Motion in Late Medieval English Literature: Impulse, Randomization, and Acceleration
- Author(s): Schneider, Thomas R.
- Advisor(s): Ganim, John M
- Denny-Brown, Andrea
- et al.
This dissertation examines motion as a literary trope in several late medieval English texts. The types of movement examined here fall into three categories: physical motion recurring in narrative, mobility of textual form that produces the phenomenon of motion in the reader or listener, and the variety of movements external to the narrative but related to the text. Each chapter is organized around an individual author or genre, and Chapter One explores two of Geoffrey Chaucer's early dream vision poems: The House of Fame and The Parliament of the Fowls. Attention to Chaucer's engagement with motion as a concept of natural philosophy and as a desirable state of being reveals connections between his writing and the physics of William of Ockham, and suggests the centrality of fragmentary and complex movement to Chaucer's own poetics.
Chapter Two turns to William Langland's Piers Plowman, analyzing its mobile, convoluted, and jarring form, the compulsive nature of its narrative motion, and the poem's involvement in extra-narrative movements--including those that were subversive and revolutionary.
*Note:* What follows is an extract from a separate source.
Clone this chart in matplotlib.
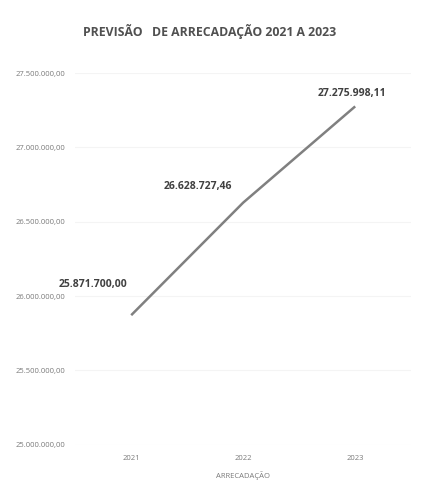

Chapter Three examines movement as it appears in several fourteenth-century metrical romances, primarily surrounding the tropes of the quest and the forest. Finally, Chapter Four analyzes movement in Sir Thomas Malory's fifteenth-century Morte Darthur with a focus on simple narrations of travel, the aesthetics of the motion of battle and journeying, the way this text looks back to earlier romances in relation to this subject, and how it uses motion outside of the primary narrative frame to expand the vision of a randomized, always-moving Arthurian world.
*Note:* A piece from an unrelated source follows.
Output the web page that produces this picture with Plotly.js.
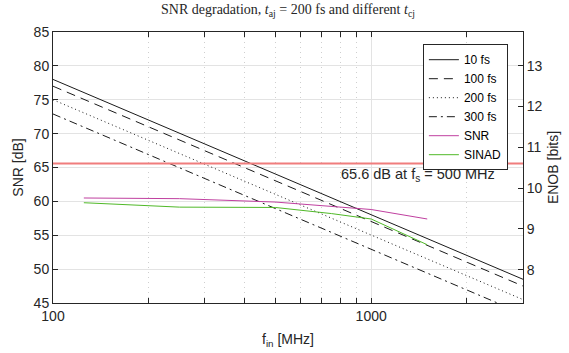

The organizing contention running through these chapters is that each text studied here employs motion as a central preoccupation, that the complexity and importance given to the trope in these works relates to the philosophical and scientific context of fourteenth-century England, and that these representations and embodiments of motion tend to have similar features: complexity, fragmentation, randomization, and a form that produces the phenomena of acceleration and jarring transitions. Finally, movement is presented as an impulse: a primary state of existence independent of any defined direction or destination.